In the machine reconciliation, an update-machine-flow is triggered which in-turn calls Driver.UpdateMachine. Consider the case where the hot update needs to be done to all VM, NIC and Disk resources. The driver returns an error which indicates a partial-failure. As we have mentioned above only when Driver.UpdateMachine returns no error will last-applied-providerspec be updated. In case of partial failure the annotation will not be updated. This event will be re-queued for a re-attempt. However consider a case where before the item is re-queued, another update is done to MachineClass reverting back the changes to the original spec.

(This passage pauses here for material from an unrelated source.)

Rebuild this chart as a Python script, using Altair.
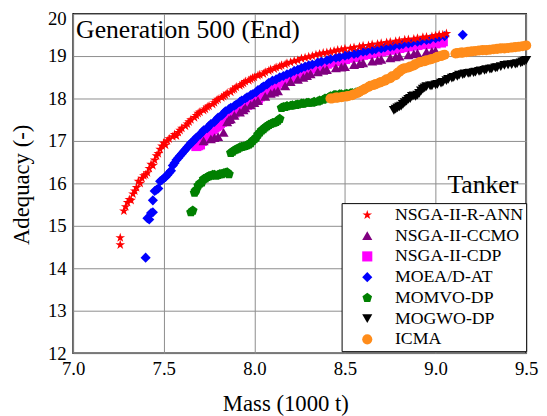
import altair as alt
import pandas as pd

series_names = ["NSGA-II-R-ANN", "NSGA-II-CCMO", "NSGA-II-CDP", "MOEA/D-AT",
                "MOMVO-DP", "MOGWO-DP", "ICMA"]
series_colors = ["#ff0000", "#800080", "#ff00ff", "#0000ff", "#008000", "#000000", "#ff8c1a"]
STAR = "M0,-1L0.2245,-0.309L0.951,-0.309L0.363,0.118L0.588,0.809L0,0.382L-0.588,0.809L-0.363,0.118L-0.951,-0.309L-0.2245,-0.309Z"
PENTA = "M0,-1L0.951,-0.309L0.588,0.809L-0.588,0.809L-0.951,-0.309Z"
series_shapes = [STAR, "triangle-up", "square", "diamond", PENTA, "triangle-down", "circle"]
series_sizes = [105, 105, 70, 115, 135, 105, 100]
draw_order = [4, 2, 1, 3, 5, 6, 7]

r_ann = [(7.26,14.55),(7.26,14.72),(7.28,15.35),(7.30,15.55),(7.32,15.6),(7.33,15.75),(7.35,15.9),
         (7.36,16.05),(7.38,16.12),(7.40,16.2),(7.42,16.35),(7.43,16.45),(7.45,16.55),(7.46,16.65),
         (7.48,16.8),(7.50,16.95),(7.52,17.0),(7.55,17.1),(7.58,17.2),(7.60,17.3),(7.63,17.4),
         (7.65,17.5),(7.68,17.6),(7.70,17.68),(7.73,17.75),(7.75,17.82),(7.78,17.9),(7.80,17.98),
         (7.83,18.05),(7.85,18.12),(7.88,18.2),(7.90,18.27),(7.93,18.33),(7.95,18.4),(7.98,18.45),
         (8.00,18.5),(8.03,18.56),(8.06,18.62),(8.09,18.68),(8.12,18.73),(8.15,18.78),(8.18,18.83),
         (8.22,18.88),(8.26,18.94),(8.30,18.98),(8.34,19.03),(8.38,19.07),(8.42,19.1),(8.46,19.14),
         (8.50,19.17),(8.55,19.2),(8.60,19.24),(8.65,19.27),(8.70,19.3),(8.75,19.33),(8.80,19.36),
         (8.85,19.39),(8.90,19.42),(8.95,19.45),(9.00,19.48),(9.04,19.5),(9.06,19.53),
         (7.29,15.45),(7.31,15.62),(7.34,15.82),(7.37,16.0),(7.39,16.18),(7.41,16.25),(7.44,16.42),
         (7.47,16.7),(7.49,16.88),(7.51,16.9),(7.53,17.05),(7.56,17.15),(7.57,17.12),(7.59,17.25),
         (7.62,17.35),(7.64,17.45),(7.67,17.55),(7.69,17.65),(7.72,17.72),(7.74,17.8),(7.77,17.86),
         (7.79,17.95),(7.82,18.02),(7.84,18.08),(7.87,18.15),(7.89,18.22),(7.92,18.3),(7.94,18.36),
         (7.97,18.42),(7.99,18.48),(8.02,18.54),(8.05,18.58),(8.08,18.65),(8.11,18.7),(8.14,18.75),
         (8.17,18.8),(8.20,18.85),(8.24,18.9),(8.28,18.96),(8.32,19.0),(8.36,19.05),(8.40,19.08),
         (8.44,19.12),(8.48,19.15),(8.53,19.18),(8.58,19.22),(8.63,19.25),(8.68,19.28),(8.73,19.32),
         (8.78,19.35),(8.83,19.38),(8.88,19.4),(8.93,19.44),(8.98,19.46),(9.02,19.5)]

ccmo = [(7.72,17.0),(7.76,17.05),(7.80,17.1),(7.83,17.2),(7.85,17.45),(7.87,17.52),(7.89,17.6),
        (7.92,17.68),(7.95,17.78),(7.98,17.85),(8.02,17.95),(8.06,18.05),(8.09,18.12),(8.13,18.18),
        (8.17,18.3),(8.20,18.4),(8.24,18.45),(8.27,18.5),(8.31,18.58),(8.35,18.63),(8.40,18.68),
        (8.45,18.72),(8.50,18.75),(8.55,18.8),(8.60,18.84),(8.65,18.88),(8.70,18.92),(8.75,18.96),
        (8.80,19.0),(8.85,19.03),(8.90,19.07),(8.95,19.1),(9.00,19.12),
        (7.78,17.08),(7.86,17.5),(7.94,17.73),(8.00,17.9),(8.11,18.15),(8.29,18.54),(8.38,18.66),
        (8.48,18.74),(8.58,18.82),(8.68,18.9),(8.78,18.98),(8.88,19.05),(8.98,19.11)]

cdp = [(7.68,16.88),(7.70,16.92),(7.71,17.0),(7.73,17.1),(7.75,17.2),(7.77,17.28),(7.80,17.38),
       (7.82,17.45),(7.85,17.55),(7.88,17.63),(7.91,17.72),(7.94,17.8),(7.97,17.88),(8.00,17.97),
       (8.03,18.05),(8.06,18.15),(8.09,18.25),(8.12,18.33),(8.16,18.42),(8.20,18.5),(8.25,18.6),
       (8.30,18.68),(8.35,18.75),(8.40,18.82),(8.45,18.88),(8.50,18.93),(8.55,18.98),(8.60,19.03),
       (8.65,19.07),(8.70,19.11),(8.75,19.15),(8.80,19.19),(8.85,19.23),(8.90,19.26),(8.95,19.29),
       (9.00,19.3),(9.04,19.35),
       (7.69,16.9),(7.72,17.05),(7.74,17.15),(7.76,17.25),(7.78,17.32),(7.79,17.35),(7.81,17.42),
       (7.84,17.5),(7.86,17.6),(7.89,17.67),(7.93,17.76),(7.96,17.85),(7.99,17.93),(8.02,18.0),
       (8.05,18.1),(8.08,18.2),(8.11,18.3),(8.14,18.38),(8.18,18.46),(8.22,18.55),(8.28,18.64),
       (8.33,18.72),(8.38,18.79),(8.43,18.85),(8.48,18.9),(8.53,18.96),(8.58,19.0),(8.63,19.05),
       (8.68,19.09),(8.73,19.13),(8.78,19.17),(8.83,19.21),(8.88,19.25),(8.93,19.28),(8.98,19.3),
       (9.03,19.32)]

moead = [(7.40,14.25),(7.41,15.18),(7.42,15.15),(7.43,15.3),(7.44,15.32),(7.44,15.6),(7.45,15.82),
         (7.47,15.88),(7.48,16.05),(7.50,16.12),(7.52,16.2),(7.54,16.3),(7.55,16.42),(7.57,16.55),
         (7.59,16.65),(7.61,16.75),(7.63,16.85),(7.65,16.95),(7.67,17.03),(7.70,17.15),(7.72,17.25),
         (7.75,17.35),(7.78,17.45),(7.80,17.55),(7.83,17.65),(7.86,17.75),(7.89,17.83),(7.92,17.92),
         (7.95,18.0),(7.98,18.08),(8.01,18.15),(8.04,18.25),(8.07,18.33),(8.10,18.42),(8.14,18.5),
         (8.18,18.57),(8.22,18.65),(8.26,18.72),(8.30,18.78),(8.35,18.85),(8.40,18.9),(8.45,18.96),
         (8.50,19.01),(8.55,19.05),(8.60,19.1),(8.65,19.14),(8.70,19.18),(8.75,19.22),(8.80,19.26),
         (8.85,19.3),(8.90,19.34),(8.95,19.38),(9.00,19.42),(9.05,19.47),(9.15,19.5),
         (7.46,15.85),(7.49,16.08),(7.51,16.15),(7.53,16.25),(7.56,16.48),(7.58,16.6),(7.60,16.7),
         (7.62,16.8),(7.64,16.9),(7.66,16.98),(7.68,17.08),(7.71,17.2),(7.74,17.3),(7.76,17.4),
         (7.79,17.5),(7.82,17.6),(7.84,17.7),(7.87,17.78),(7.90,17.86),(7.93,17.95),(7.96,18.03),
         (7.99,18.1),(8.02,18.2),(8.05,18.28),(8.08,18.37),(8.12,18.45),(8.16,18.53),(8.20,18.6),
         (8.24,18.68),(8.28,18.75),(8.32,18.8),(8.37,18.87),(8.42,18.93),(8.47,18.98),(8.52,19.03),
         (8.57,19.07),(8.62,19.12),(8.67,19.16),(8.72,19.2),(8.77,19.24),(8.82,19.28),(8.87,19.32),
         (8.92,19.36),(8.97,19.4),(9.02,19.45)]

momvo = [(7.65,15.32),(7.66,15.36),(7.67,15.78),(7.68,15.85),(7.69,15.95),(7.71,16.02),(7.72,16.1),
         (7.74,16.15),(7.76,16.18),(7.78,16.2),(7.80,16.2),(7.82,16.22),(7.84,16.25),(7.86,16.22),
         (7.87,16.72),(7.89,16.78),(7.91,16.82),(7.93,16.86),(7.95,16.88),(7.97,16.92),(7.99,17.0),
         (8.01,17.08),(8.02,17.15),(8.04,17.25),(8.06,17.32),(8.08,17.38),(8.10,17.42),(8.12,17.45),
         (8.14,17.52),(8.15,17.78),(8.17,17.8),(8.20,17.83),(8.23,17.85),(8.26,17.88),(8.29,17.9),
         (8.32,17.9),(8.35,17.93),(8.38,17.97),(8.41,18.02),(8.44,18.08),(8.47,18.1),(8.50,18.1),
         (8.53,18.12),(8.56,18.14),(8.58,18.17),
         (7.675,15.82),(7.70,16.0),(7.73,16.12),(7.75,16.17),(7.77,16.2),(7.79,16.18),(7.81,16.22),
         (7.83,16.24),(7.85,16.26),(7.88,16.75),(7.90,16.8),(7.92,16.85),(7.94,16.87),(7.96,16.9),
         (7.98,16.95),(8.00,17.04),(8.03,17.2),(8.05,17.28),(8.07,17.35),(8.09,17.4),(8.11,17.43),
         (8.13,17.48),(8.16,17.8),(8.18,17.82),(8.21,17.84),(8.24,17.86),(8.27,17.88),(8.30,17.9),
         (8.33,17.92),(8.36,17.95),(8.39,18.0),(8.42,18.05),(8.45,18.08),(8.48,18.1),(8.51,18.11),
         (8.54,18.13),(8.57,18.15)]

mogwo = [(8.77,17.72),(8.79,17.78),(8.81,17.82),(8.83,17.9),(8.85,17.98),(8.87,18.05),(8.89,18.05),
         (8.91,18.12),(8.93,18.22),(8.95,18.28),(8.98,18.3),(9.01,18.33),(9.04,18.38),(9.07,18.45),
         (9.10,18.5),(9.13,18.55),(9.16,18.58),(9.19,18.6),(9.22,18.62),(9.25,18.65),(9.28,18.68),
         (9.31,18.7),(9.34,18.73),(9.38,18.78),(9.42,18.8),(9.45,18.82),(9.48,18.86),(9.50,18.9),
         (8.78,17.75),(8.80,17.8),(8.82,17.86),(8.84,17.94),(8.86,18.0),(8.88,18.06),(8.90,18.08),
         (8.92,18.18),(8.94,18.25),(8.97,18.3),(9.00,18.32),(9.03,18.36),(9.06,18.42),(9.09,18.48),
         (9.12,18.52),(9.15,18.56),(9.18,18.59),(9.21,18.61),(9.24,18.64),(9.27,18.66),(9.30,18.69),
         (9.33,18.72),(9.36,18.75),(9.40,18.79),(9.44,18.81),(9.47,18.84),(9.49,18.88)]

icma = [(8.42,18.0),(8.45,18.02),(8.48,18.03),(8.51,18.05),(8.54,18.08),(8.57,18.13),(8.60,18.2),
        (8.63,18.27),(8.66,18.32),(8.69,18.37),(8.72,18.42),(8.75,18.48),(8.78,18.55),(8.80,18.63),
        (8.82,18.7),(8.85,18.73),(8.88,18.78),(8.91,18.85),(8.94,18.88),(8.97,18.92),(9.00,18.96),
        (9.03,19.0),(9.05,19.03),(9.12,19.07),(9.15,19.08),(9.18,19.1),(9.22,19.12),(9.26,19.14),
        (9.30,19.15),(9.34,19.17),(9.38,19.18),(9.42,19.2),(9.46,19.22),(9.50,19.25),
        (8.43,18.0),(8.46,18.02),(8.49,18.04),(8.52,18.06),(8.55,18.1),(8.58,18.16),(8.61,18.23),
        (8.64,18.3),(8.67,18.34),(8.70,18.39),(8.73,18.45),(8.76,18.52),(8.79,18.6),(8.81,18.67),
        (8.83,18.71),(8.86,18.75),(8.89,18.81),(8.92,18.86),(8.95,18.9),(8.98,18.93),(9.01,18.98),
        (9.04,19.02),(9.11,19.06),(9.14,19.08),(9.17,19.09),(9.20,19.11),(9.24,19.13),(9.28,19.14),
        (9.32,19.16),(9.36,19.18),(9.40,19.19),(9.44,19.21),(9.48,19.23)]

x_ticks = [7.0, 7.5, 8.0, 8.5, 9.0, 9.5]
y_ticks = [12, 13, 14, 15, 16, 17, 18, 19, 20]

all_series = [r_ann, ccmo, cdp, moead, momvo, mogwo, icma]

rows = []
for name, pts, o in zip(series_names, all_series, draw_order):
    for x, y in pts:
        rows.append({"Mass": x, "Adequacy": y, "Algorithm": name, "ord": o})
df = pd.DataFrame(rows)

FONT = "Liberation Serif"

points = alt.Chart(df).mark_point(filled=True, opacity=1, strokeWidth=0).encode(
    x=alt.X("Mass:Q", scale=alt.Scale(domain=[7.0, 9.5], nice=False),
            axis=alt.Axis(title="Mass (1000 t)", values=x_ticks, labelFlush=False,
                          format=".1f", titleX=215, titleY=58, titleBaseline="alphabetic")),
    y=alt.Y("Adequacy:Q", scale=alt.Scale(domain=[12, 20], nice=False),
            axis=alt.Axis(title="Adequacy (-)", values=y_ticks, labelFlush=False,
                          labelOffset=alt.ExprRef(expr="datum.value == 20 ? 5 : 0"),
                          titleX=-45, titleY=173, titleBaseline="alphabetic", titleAngle=270)),
    color=alt.Color("Algorithm:N", scale=alt.Scale(domain=series_names, range=series_colors),
                    legend=alt.Legend(title=None, orient="none", legendX=272, legendY=192)),
    shape=alt.Shape("Algorithm:N", scale=alt.Scale(domain=series_names, range=series_shapes)),
    size=alt.Size("Algorithm:N", scale=alt.Scale(domain=series_names, range=series_sizes)),
    order=alt.Order("ord:Q"),
)

ann_df = pd.DataFrame({"t": ["Generation 500 (End)"]})
gen_text = alt.Chart(ann_df).mark_text(font=FONT, fontSize=26, align="left",
                                       baseline="alphabetic", color="black").encode(
    x=alt.value(3), y=alt.value(25), text="t:N")

tank_df = pd.DataFrame({"t": ["Tanker"]})
tank_text = alt.Chart(tank_df).mark_text(font=FONT, fontSize=26, align="right",
                                         baseline="alphabetic", color="black").encode(
    x=alt.value(451), y=alt.value(182), text="t:N")

chart = alt.layer(points, gen_text, tank_text).properties(
    width=459, height=344,
    autosize=alt.AutoSizeParams(type="none"),
    padding={"left": 66, "top": 3, "right": 13, "bottom": 61},
).configure_view(stroke="black", strokeWidth=1.5).configure_axis(
    labelFont=FONT, titleFont=FONT, labelFontSize=19, titleFontSize=23,
    labelColor="black", titleColor="black", titleFontWeight="normal",
    grid=True, gridColor="#8c8c8c", gridWidth=1, domain=False, ticks=False,
    labelPadding=7,
).configure_legend(
    labelFont=FONT, labelFontSize=18, labelColor="black",
    strokeColor="black", fillColor="white", padding=3, rowPadding=3,
    symbolOffset=14, labelOffset=19, cornerRadius=0,
)

chart.save("out.html", embed_options={"renderer": "svg", "actions": False})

At T1At T2 (T2 > T1)At T3 (T3> T2)
last-applied-providerspec=S1
MachineClass.ProviderSpec = S1
last-applied-providerspec=S1
MachineClass.ProviderSpec = S2
 Another update to MachineClass.ProviderConfig = S3 is enqueue (S3 == S1)
last-applied-providerspec=S1
Driver.UpdateMachine for S1-S2 update - returns partial failure
Machine-Key is requeued

At T4 (T4> T3) when a machine is reconciled then it checks that last-applied-providerspec is S1 and current MachineClass.ProviderSpec = S3 and since S3 is same as S1, no update is done. At T2 Driver.UpdateMachine was called to update the machine with S2 but it partially failed. So now you will have resources which are partially updated with S2 and no further updates will be attempted.

Edge-Case-2

The above situation can also happen when Driver.UpdateMachine is in the process of updating resources. It has hot-updated lets say 1 resource. But now MCM crashes. By the time it comes up another update to MachineClass.ProviderSpec is done essentially reverting back the previous change (same case as above). In this case reconciliation loop never got a chance to get any response from the driver.

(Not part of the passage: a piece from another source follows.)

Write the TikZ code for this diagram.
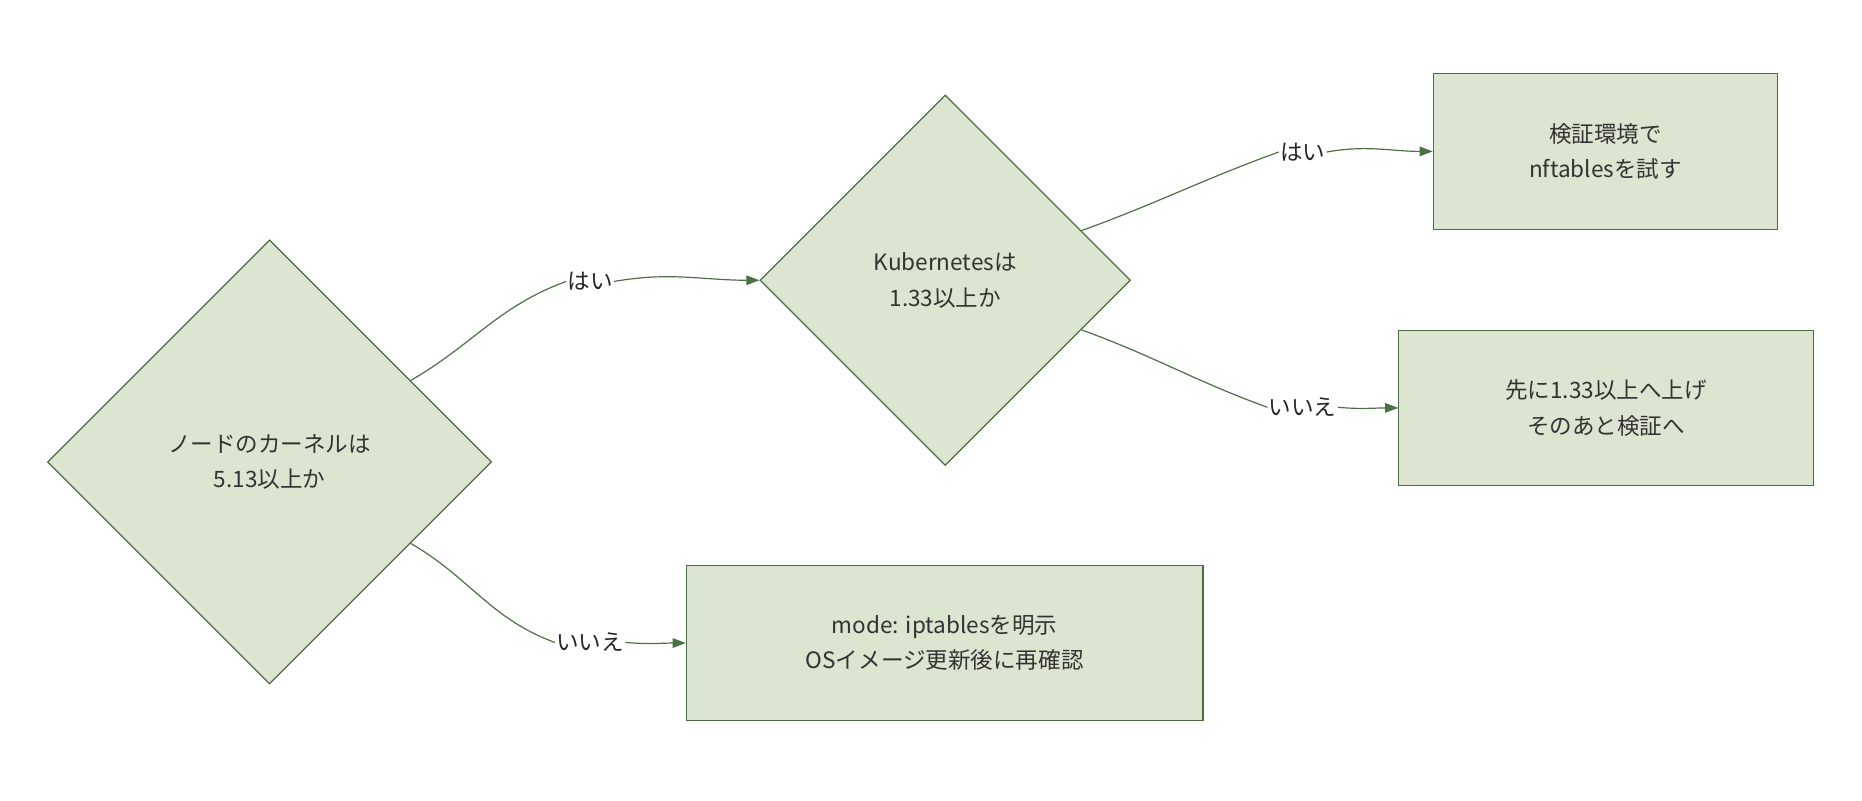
\documentclass[tikz,border=0pt]{standalone}
\usepackage{fontspec}
\setmainfont{Noto Sans CJK JP}
\usetikzlibrary{shapes.geometric,arrows.meta}
\definecolor{fillg}{HTML}{DCE5D0}
\definecolor{lineg}{HTML}{4E6B45}
\definecolor{arrg}{HTML}{4A7043}
\begin{document}
\begin{tikzpicture}[x=1pt,y=-1pt,
  dia/.style={diamond,draw=lineg,fill=fillg,line width=1pt,inner sep=0pt,align=center,font=\fontsize{19}{30}\selectfont,text=black!80},
  box/.style={rectangle,draw=lineg,fill=fillg,line width=1pt,align=center,font=\fontsize{19}{30}\selectfont,text=black!80},
  lab/.style={fill=white,inner sep=1pt,font=\fontsize{19}{22}\selectfont,text=black!85},
  con/.style={draw=arrg,line width=1pt},
  arr/.style={con,-{Triangle[length=11pt,width=8pt]}}]
\useasboundingbox (0,0) rectangle (1568,674);
\node[dia,minimum width=374,minimum height=374] (d1) at (227,389) {ノードのカーネルは\\5.13以上か};
\node[dia,minimum width=312,minimum height=312] (d2) at (796,236) {Kubernetesは\\1.33以上か};
\node[box,minimum width=290,minimum height=131] (b1) at (1352,127.5) {検証環境で\\nftablesを試す};
\node[box,minimum width=349,minimum height=131] (b2) at (1352.5,343.5) {先に1.33以上へ上げ\\そのあと検証へ};
\node[box,minimum width=435,minimum height=131] (b3) at (795.5,541.5) {mode: iptablesを明示\\OSイメージ更新後に再確認};
\node[lab] (l1) at (497,237) {はい};
\node[lab] (l2) at (497,541) {いいえ};
\node[lab] (l3) at (1097,128) {はい};
\node[lab] (l4) at (1097,343) {いいえ};
\draw[con] (d1.30) to[out=30,in=200] (l1.west);
\draw[arr] (l1.east) to[out=10,in=180] (d2.west);
\draw[con] (d1.-30) to[out=-30,in=160] (l2.west);
\draw[arr] (l2.east) to[out=-5,in=180] (b3.west);
\draw[con] (d2.20) to[out=20,in=200] (l3.west);
\draw[arr] (l3.east) to[out=10,in=180] (b1.west);
\draw[con] (d2.-20) to[out=-20,in=160] (l4.west);
\draw[arr] (l4.east) to[out=-5,in=180] (b2.west);
\end{tikzpicture}
\end{document}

To handle the above edge cases there are 2 options:

Option #1

Introduce a new annotation inflight-providerspec-hash . The value of this annotation will be the hash value of the MachineClass.ProviderSpec that is in the process of getting applied on this machine. The machine will be updated with this annotation just before calling Driver.UpdateMachine (in the trigger-update-machine-flow). If the driver returns no error then (in a single update):

  1. last-applied-providerspec will be updated

  2. inflight-providerspec-hash annotation will be removed.

Option #2 - Preferred

Leverage Machine.Status.LastOperation with Type set to MachineOperationUpdate and State set to MachineStateProcessing This status will be updated just before calling Driver.UpdateMachine.

Semantically LastOperation captures the details of the operation post-operation and not pre-operation. So this solution would be a divergence from the norm.